ハーブサプリメントの使用経験のある10代の児は喫煙、飲酒、薬物使用度高い
過去にハーブサプリメント(栄養補助食品)の使用経験のある10代の児は、性別にかかわらずたばこ、アルコール、違法薬物などの使用傾向の高いことが、米ニューヨーク州北部の高校生を対象にした調査で明らかになった。
米ロチェスター大学(ニューヨーク州)メディカルセンター思春期医療部小児科準教授のSusan Yussman博士らの研究グループは、1999年に高校生約2,000人を対象に実施した調査結果を検討。調査では、ハーブや他の自然製品の使用頻度や使用した際の気分の高揚、運動や学校での活動の向上度などを質問。ハーブ製品にはビタミンやセント・ジョンズ・ワートなどのサプリメントも含まれた。研究報告は、米医学誌「Journal of Adolescent Health」3月23日号に掲載されている。
全体の25%にハーブサプリメントの使用経験があり、経験者は経験のない生徒に比較して、喫煙率が2倍、アルコール摂取率が3倍、違法薬物の使用率が4〜14倍多かった。違法薬物の使用では、LSD、エクスタシーの使用経験は4.4倍、コカインは約6倍、メタンフェタミン(覚醒剤)は約7倍、ヘロインは約9倍、ステロイドは14.5倍であった。
Yussman博士は、質問方法が解釈に影響を与えたことや、欠席が多い学生は除外されていること、ティーンが特異的に使用しているハーブの使用状況や使用理由が不明など、今回の評価には限界があることを指摘。
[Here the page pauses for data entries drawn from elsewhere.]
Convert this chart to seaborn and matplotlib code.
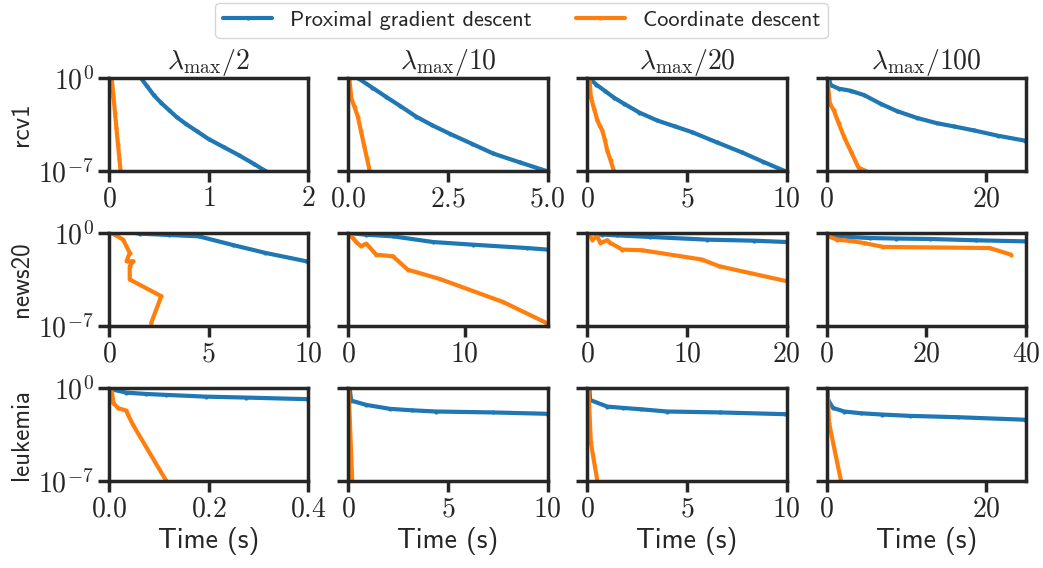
import numpy as np
import pandas as pd
import matplotlib
matplotlib.use("Agg")
import matplotlib.pyplot as plt
import seaborn as sns

# ---------------- data (log10 of suboptimality vs time in seconds) ----------------
datasets = ["rcv1", "news20", "leukemia"]
lambda_labels = [r"$\lambda_{\max}/2$", r"$\lambda_{\max}/10$", r"$\lambda_{\max}/20$", r"$\lambda_{\max}/100$"]
solvers = ["Proximal gradient descent", "Coordinate descent"]

# rcv1
rcv1_l2_pgd_t = [0.30, 0.38, 0.45, 0.52, 0.60, 0.68, 0.77, 0.88, 1.00, 1.15, 1.30, 1.45, 1.57, 1.75]
rcv1_l2_pgd_v = [0.20, -0.60, -1.30, -1.85, -2.40, -2.95, -3.45, -4.00, -4.60, -5.20, -5.80, -6.45, -7.00, -7.80]
rcv1_l2_cd_t = [0.0, 0.027, 0.045, 0.06, 0.075, 0.09, 0.105, 0.116, 0.13]
rcv1_l2_cd_v = [0.5, 0.0, -1.4, -2.6, -3.8, -5.0, -6.1, -7.0, -8.0]
rcv1_l10_pgd_t = [0.0, 0.24, 0.60, 0.95, 1.30, 1.70, 2.10, 2.55, 3.10, 3.63, 4.30, 4.97]
rcv1_l10_pgd_v = [0.3, 0.0, -0.72, -1.42, -2.10, -2.90, -3.55, -4.20, -4.95, -5.68, -6.35, -7.00]
rcv1_l10_cd_t = [0.0, 0.03, 0.08, 0.16, 0.24, 0.32, 0.40, 0.47, 0.54]
rcv1_l10_cd_v = [0.2, -0.10, -1.55, -2.20, -2.90, -4.00, -5.10, -6.05, -7.00]
rcv1_l20_pgd_t = [0.08, 0.45, 0.90, 1.35, 1.83, 2.60, 3.50, 4.40, 5.25, 6.50, 7.75, 8.80, 9.90]
rcv1_l20_pgd_v = [0.00, -0.50, -1.00, -1.50, -1.93, -2.60, -3.20, -3.65, -4.08, -4.85, -5.60, -6.30, -7.00]
rcv1_l20_cd_t = [0.10, 0.17, 0.33, 0.50, 0.62, 0.75, 0.88, 1.00, 1.16, 1.33]
rcv1_l20_cd_v = [0.00, -1.42, -2.30, -3.20, -3.60, -3.96, -4.70, -5.48, -6.20, -7.00]
rcv1_l100_pgd_t = [0.30, 0.50, 1.50, 3.00, 4.70, 6.80, 8.80, 11.3, 13.80, 16.0, 18.5, 21.5, 24.9]
rcv1_l100_pgd_v = [-0.10, -0.53, -0.80, -0.96, -1.29, -1.95, -2.49, -3.00, -3.40, -3.65, -3.95, -4.35, -4.72]
rcv1_l100_cd_t = [0.10, 0.40, 0.90, 1.50, 2.20, 3.10, 4.00, 4.90]
rcv1_l100_cd_v = [-0.10, -1.93, -2.44, -3.40, -4.46, -5.60, -6.75, -7.00]

# news20
news20_l2_pgd_t = [0.0, 1.54, 3.0, 4.50, 6.20, 7.85, 9.90]
news20_l2_pgd_v = [0.3, -0.05, -0.15, -0.25, -0.90, -1.50, -2.13]
news20_l2_cd_t = [0.13, 0.71, 1.04, 0.88, 1.21, 1.04, 1.04, 2.62, 2.12]
news20_l2_cd_v = [0.00, -0.50, -1.50, -2.13, -2.13, -2.50, -3.50, -4.76, -6.77]
news20_l10_pgd_t = [0.0, 1.55, 3.84, 7.28, 10.7, 15.3, 17.1]
news20_l10_pgd_v = [0.00, -0.13, -0.25, -0.68, -0.88, -1.13, -1.25]
news20_l10_cd_t = [0.10, 0.40, 0.70, 1.10, 1.55, 2.40, 3.84, 5.10, 7.85, 13.3, 17.0]
news20_l10_cd_v = [-0.13, -0.38, -0.70, -1.00, -0.80, -1.63, -1.76, -2.76, -3.46, -5.20, -6.77]
news20_l20_pgd_t = [0.17, 1.5, 3.0, 6.3, 12.0, 16.7, 20.0]
news20_l20_pgd_v = [0.00, -0.12, -0.18, -0.30, -0.50, -0.58, -0.68]
news20_l20_cd_t = [0.10, 0.50, 1.00, 1.30, 2.00, 2.30, 3.50, 5.50, 11.5, 13.2, 20.0]
news20_l20_cd_v = [-0.05, -0.50, -0.25, -0.75, -0.55, -0.75, -1.25, -1.30, -2.00, -2.50, -3.63]
news20_l100_pgd_t = [0.30, 2.10, 4.5, 8.70, 14.0, 20.7, 30.0, 39.8]
news20_l100_pgd_v = [-0.05, -0.20, -0.30, -0.38, -0.42, -0.45, -0.55, -0.63]
news20_l100_cd_t = [0.30, 2.10, 5.40, 7.40, 11.4, 32.7, 37.0]
news20_l100_cd_v = [-0.25, -0.50, -0.63, -0.75, -1.05, -1.13, -1.63]

# leukemia
leukemia_l2_pgd_t = [0.005, 0.035, 0.075, 0.115, 0.194, 0.274, 0.397]
leukemia_l2_pgd_v = [-0.10, -0.35, -0.45, -0.52, -0.65, -0.72, -0.84]
leukemia_l2_cd_t = [0.005, 0.009, 0.0185, 0.035, 0.038, 0.048, 0.115]
leukemia_l2_cd_v = [-0.05, -1.14, -1.52, -1.70, -2.00, -2.76, -7.00]
leukemia_l10_pgd_t = [0.07, 0.15, 0.90, 2.10, 3.20, 4.40, 7.27, 9.95]
leukemia_l10_pgd_v = [0.00, -0.95, -1.27, -1.57, -1.68, -1.77, -1.84, -1.94]
leukemia_l10_cd_t = [0.02, 0.20]
leukemia_l10_cd_v = [0.00, -7.00]
leukemia_l20_pgd_t = [0.10, 0.13, 1.00, 1.80, 2.67, 4.00, 6.67, 9.90]
leukemia_l20_pgd_v = [0.00, -0.90, -1.40, -1.50, -1.60, -1.77, -1.84, -1.97]
leukemia_l20_cd_t = [0.05, 0.17, 0.50]
leukemia_l20_cd_v = [0.00, -4.10, -7.00]
leukemia_l100_pgd_t = [0.10, 0.17, 0.8, 2.20, 4.25, 7.0, 10.5, 16.5, 24.9]
leukemia_l100_pgd_v = [0.00, -0.90, -1.50, -1.77, -1.90, -2.00, -2.10, -2.20, -2.39]
leukemia_l100_cd_t = [0.10, 0.30, 1.80]
leukemia_l100_cd_v = [0.00, -2.63, -7.00]

xlims = {
    "rcv1": [2, 5, 10, 25],
    "news20": [10, 17.1, 20, 40],
    "leukemia": [0.4, 10, 10, 25],
}
xtick_vals = {
    "rcv1": [[0, 1, 2], [0, 2.5, 5], [0, 5, 10], [0, 20]],
    "news20": [[0, 5, 10], [0, 10], [0, 10, 20], [0, 20, 40]],
    "leukemia": [[0, 0.2, 0.4], [0, 5, 10], [0, 5, 10], [0, 20]],
}
xtick_text = {
    "rcv1": [["0", "1", "2"], ["0.0", "2.5", "5.0"], ["0", "5", "10"], ["0", "20"]],
    "news20": [["0", "5", "10"], ["0", "10"], ["0", "10", "20"], ["0", "20", "40"]],
    "leukemia": [["0.0", "0.2", "0.4"], ["0", "5", "10"], ["0", "5", "10"], ["0", "20"]],
}
lam_keys = ["l2", "l10", "l20", "l100"]

# ---------------- build long table ----------------
g = globals()
rows = []
for d in datasets:
    for j, lk in enumerate(lam_keys):
        for s, sk in zip(solvers, ["pgd", "cd"]):
            ts = g[f"{d}_{lk}_{sk}_t"]
            vs = g[f"{d}_{lk}_{sk}_v"]
            for k, (t, v) in enumerate(zip(ts, vs)):
                rows.append(dict(dataset=d, lam=j, solver=s, order=k, time=t, subopt=10.0 ** v))
df = pd.DataFrame(rows)

# ---------------- style ----------------
sns.set_theme(style="ticks")
plt.rcParams["mathtext.fontset"] = "cm"
plt.rcParams["font.family"] = ["cmss10", "DejaVu Sans"]
plt.rcParams["axes.unicode_minus"] = False
edge = "#262626"
plt.rcParams.update({
    "axes.linewidth": 2.5,
    "axes.edgecolor": edge,
    "xtick.major.width": 2.5,
    "ytick.major.width": 2.5,
    "xtick.major.size": 8,
    "ytick.major.size": 8,
    "xtick.color": edge,
    "ytick.color": edge,
    "text.color": edge,
    "axes.labelcolor": edge,
})

palette = {"Proximal gradient descent": "#1f77b4", "Coordinate descent": "#ff7f0e"}

fig, axes = plt.subplots(3, 4, figsize=(10.43, 5.68), dpi=100, sharey=True)
fig.subplots_adjust(left=0.1045, right=0.9837, top=0.8627, bottom=0.1532, wspace=0.2, hspace=0.667)

for i, d in enumerate(datasets):
    for j in range(4):
        ax = axes[i, j]
        sub = df[(df.dataset == d) & (df.lam == j)]
        sns.lineplot(data=sub, x="time", y="subopt", hue="solver", hue_order=solvers,
                     palette=palette, sort=False, estimator=None, units="solver",
                     marker="o", markersize=3, markeredgewidth=0, linewidth=3,
                     legend=False, ax=ax)
        ax.set_yscale("log")
        ax.set_ylim(1e-7, 1e0)
        ax.set_xlim(0, xlims[d][j])
        ax.set_yticks([1e-7, 1e0])
        ax.set_yticklabels([r"$10^{-7}$", r"$10^{0}$"])
        ax.yaxis.set_minor_locator(matplotlib.ticker.NullLocator())
        ax.set_xticks(xtick_vals[d][j])
        ax.set_xticklabels([f"${t}$" for t in xtick_text[d][j]])
        ax.tick_params(labelsize=20, pad=3)
        for sp in ax.spines.values():
            sp.set_visible(True)
        ax.set_xlabel("Time (s)" if i == 2 else "", fontsize=20)
        ax.set_ylabel(d if j == 0 else "", fontsize=18)
        if i == 0:
            ax.set_title(lambda_labels[j], fontsize=20, pad=2)

handles = axes[0, 0].get_lines()[:2]
fig.legend(handles, solvers, loc="upper center", bbox_to_anchor=(0.5, 1.015), ncol=2,
           fontsize=16, frameon=True, handlelength=2.2, columnspacing=2.0,
           borderpad=0.35)

fig.savefig("out.png", dpi=100)
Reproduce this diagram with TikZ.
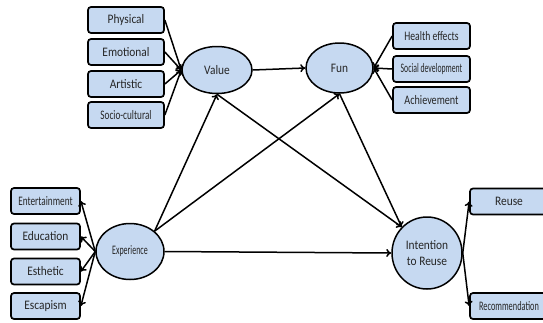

また今回は予備的な研究であり、因果関係を明らかにしたものではないと断っている。
ニューヨーク州立精神医学研究所のAdam Basiga博士は、ハーブサプリメント使用が薬物使用に導くのか、その逆なのかが不明であり、好奇心など別の要因が影響した可能性もあると指摘。エール大学医学部精神医学教授のThomas Kosten博士は、研究の限界はあるものの、ハーブ使用が他の薬物の潜在的な使用のきっかけとなるのかどうか観察する必要があると述べるとともに、ハーブの有する潜在的な毒性や常習性をもたらす成分を明らかにする必要があるとしている。
Yussmah博士は、こうした問題点が明らかになるまでは、医療関係者は、処方薬、市販薬、一般のハーブ製品全ての使用に関する適切な情報を提示し、また親も含めて思春期の若者にはハーブ製品の使用の有無を尋ね、使用しているならばその内容を掘り下げて聞くべきであると述べている。